* _Problem statement_: Consider the data that follows and state how many lines contain the string "this", using the number alone.

* _Excerpted records_:
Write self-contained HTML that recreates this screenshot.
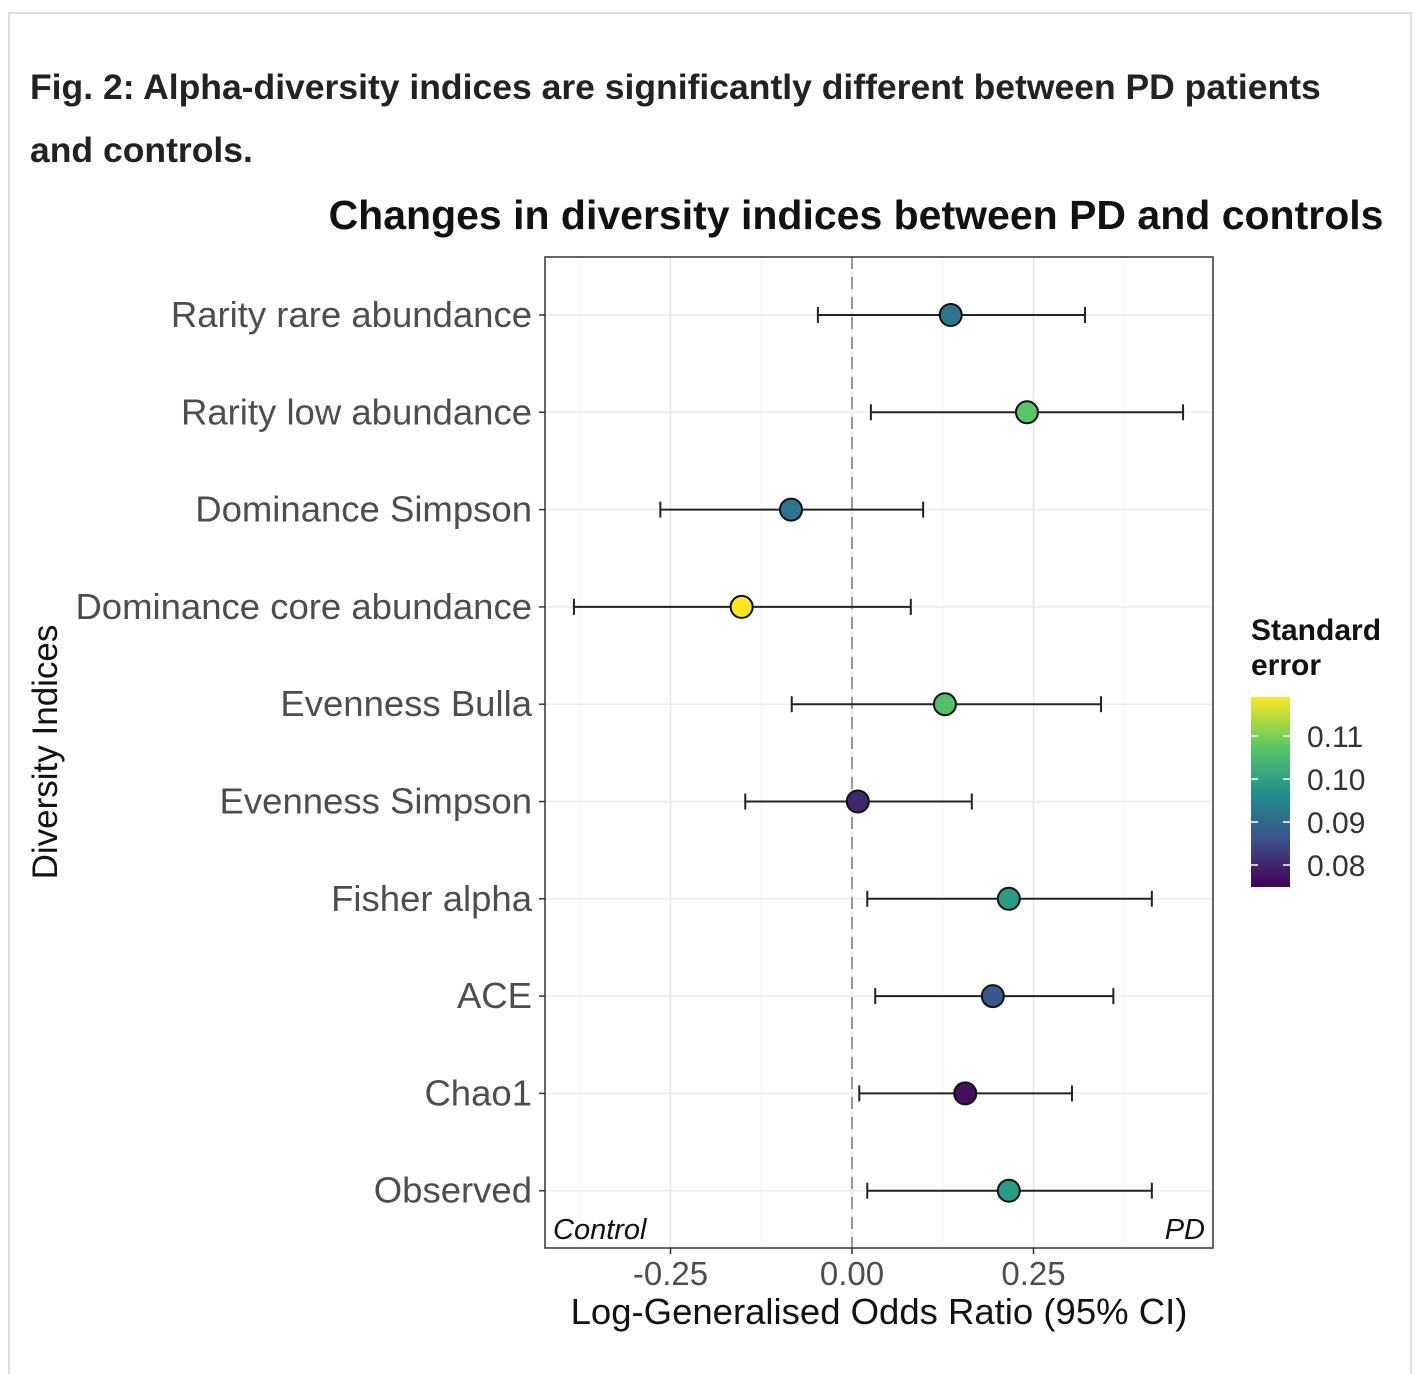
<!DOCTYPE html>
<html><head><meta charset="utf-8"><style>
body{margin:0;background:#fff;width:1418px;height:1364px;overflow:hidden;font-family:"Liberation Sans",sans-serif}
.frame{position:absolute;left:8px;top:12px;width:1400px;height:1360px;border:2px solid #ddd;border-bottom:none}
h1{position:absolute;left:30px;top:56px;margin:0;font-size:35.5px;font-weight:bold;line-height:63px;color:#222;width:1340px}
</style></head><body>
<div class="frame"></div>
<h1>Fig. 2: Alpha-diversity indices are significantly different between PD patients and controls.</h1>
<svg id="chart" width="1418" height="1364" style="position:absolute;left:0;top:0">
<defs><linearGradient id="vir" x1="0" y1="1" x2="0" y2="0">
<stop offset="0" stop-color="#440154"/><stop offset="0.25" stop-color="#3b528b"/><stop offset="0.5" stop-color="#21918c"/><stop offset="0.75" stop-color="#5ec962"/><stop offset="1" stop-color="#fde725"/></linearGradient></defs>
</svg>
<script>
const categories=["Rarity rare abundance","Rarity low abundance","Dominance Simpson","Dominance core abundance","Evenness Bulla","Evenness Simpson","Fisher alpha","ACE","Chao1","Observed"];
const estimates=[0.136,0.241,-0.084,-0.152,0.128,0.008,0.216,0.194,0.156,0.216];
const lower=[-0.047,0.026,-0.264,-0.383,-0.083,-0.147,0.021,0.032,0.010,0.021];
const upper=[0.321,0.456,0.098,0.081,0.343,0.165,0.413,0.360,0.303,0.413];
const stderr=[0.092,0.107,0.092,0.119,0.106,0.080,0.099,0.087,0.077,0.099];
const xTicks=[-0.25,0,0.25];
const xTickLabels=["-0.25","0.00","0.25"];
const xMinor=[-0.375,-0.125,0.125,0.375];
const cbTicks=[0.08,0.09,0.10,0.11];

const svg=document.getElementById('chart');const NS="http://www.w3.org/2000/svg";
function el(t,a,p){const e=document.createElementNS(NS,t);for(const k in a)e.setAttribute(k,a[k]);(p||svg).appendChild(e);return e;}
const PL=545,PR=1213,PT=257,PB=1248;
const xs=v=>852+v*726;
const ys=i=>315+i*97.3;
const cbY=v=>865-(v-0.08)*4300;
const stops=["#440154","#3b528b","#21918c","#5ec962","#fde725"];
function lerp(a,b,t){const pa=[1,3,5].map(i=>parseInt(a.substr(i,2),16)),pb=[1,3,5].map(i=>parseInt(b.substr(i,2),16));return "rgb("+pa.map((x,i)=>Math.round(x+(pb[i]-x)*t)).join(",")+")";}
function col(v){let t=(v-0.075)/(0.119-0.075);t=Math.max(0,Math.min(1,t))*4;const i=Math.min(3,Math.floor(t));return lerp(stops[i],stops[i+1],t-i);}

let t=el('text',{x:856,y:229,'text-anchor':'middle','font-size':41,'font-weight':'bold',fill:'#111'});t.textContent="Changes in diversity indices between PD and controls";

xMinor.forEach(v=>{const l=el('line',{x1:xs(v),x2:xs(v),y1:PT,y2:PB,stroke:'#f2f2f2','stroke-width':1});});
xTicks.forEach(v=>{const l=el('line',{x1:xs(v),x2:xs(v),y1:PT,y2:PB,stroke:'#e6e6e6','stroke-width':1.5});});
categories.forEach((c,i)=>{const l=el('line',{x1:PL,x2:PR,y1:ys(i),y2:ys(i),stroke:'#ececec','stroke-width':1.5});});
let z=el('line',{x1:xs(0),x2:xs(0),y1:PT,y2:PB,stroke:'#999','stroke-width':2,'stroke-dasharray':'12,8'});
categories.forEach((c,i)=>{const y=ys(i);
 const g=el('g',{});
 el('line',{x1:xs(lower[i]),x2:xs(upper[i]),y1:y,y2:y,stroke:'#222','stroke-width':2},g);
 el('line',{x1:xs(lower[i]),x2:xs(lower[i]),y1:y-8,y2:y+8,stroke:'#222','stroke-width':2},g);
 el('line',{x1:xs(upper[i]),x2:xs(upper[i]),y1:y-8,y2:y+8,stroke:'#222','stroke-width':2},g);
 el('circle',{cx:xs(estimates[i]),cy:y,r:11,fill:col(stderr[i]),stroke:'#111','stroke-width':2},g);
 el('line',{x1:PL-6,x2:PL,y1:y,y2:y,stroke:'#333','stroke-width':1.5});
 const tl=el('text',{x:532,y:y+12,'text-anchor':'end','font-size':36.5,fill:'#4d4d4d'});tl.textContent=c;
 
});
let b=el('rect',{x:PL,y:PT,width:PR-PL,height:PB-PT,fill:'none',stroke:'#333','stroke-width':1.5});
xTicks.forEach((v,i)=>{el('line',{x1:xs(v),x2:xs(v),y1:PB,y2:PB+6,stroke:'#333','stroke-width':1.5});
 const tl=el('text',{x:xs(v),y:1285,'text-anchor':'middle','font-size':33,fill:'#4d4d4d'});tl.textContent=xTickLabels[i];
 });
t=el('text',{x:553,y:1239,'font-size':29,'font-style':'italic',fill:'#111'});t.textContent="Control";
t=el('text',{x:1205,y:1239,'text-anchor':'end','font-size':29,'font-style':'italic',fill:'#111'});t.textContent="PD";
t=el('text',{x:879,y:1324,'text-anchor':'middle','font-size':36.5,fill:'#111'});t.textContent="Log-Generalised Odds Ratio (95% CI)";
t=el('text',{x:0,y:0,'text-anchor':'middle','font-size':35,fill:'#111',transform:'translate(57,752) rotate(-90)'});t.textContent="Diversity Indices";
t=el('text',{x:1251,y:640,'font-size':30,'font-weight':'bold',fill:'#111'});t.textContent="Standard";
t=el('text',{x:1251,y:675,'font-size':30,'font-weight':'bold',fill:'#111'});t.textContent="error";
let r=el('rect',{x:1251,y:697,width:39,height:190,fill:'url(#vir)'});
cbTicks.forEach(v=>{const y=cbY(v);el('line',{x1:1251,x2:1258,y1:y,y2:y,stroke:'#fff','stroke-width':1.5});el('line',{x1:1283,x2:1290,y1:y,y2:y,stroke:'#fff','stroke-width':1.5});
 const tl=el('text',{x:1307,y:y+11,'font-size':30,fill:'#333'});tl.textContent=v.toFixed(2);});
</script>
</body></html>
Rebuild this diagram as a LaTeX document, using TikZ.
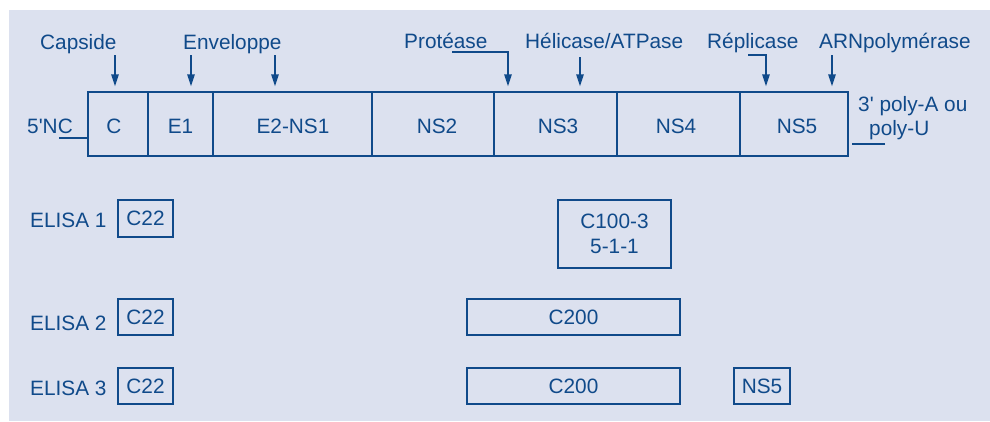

* _The response_: 2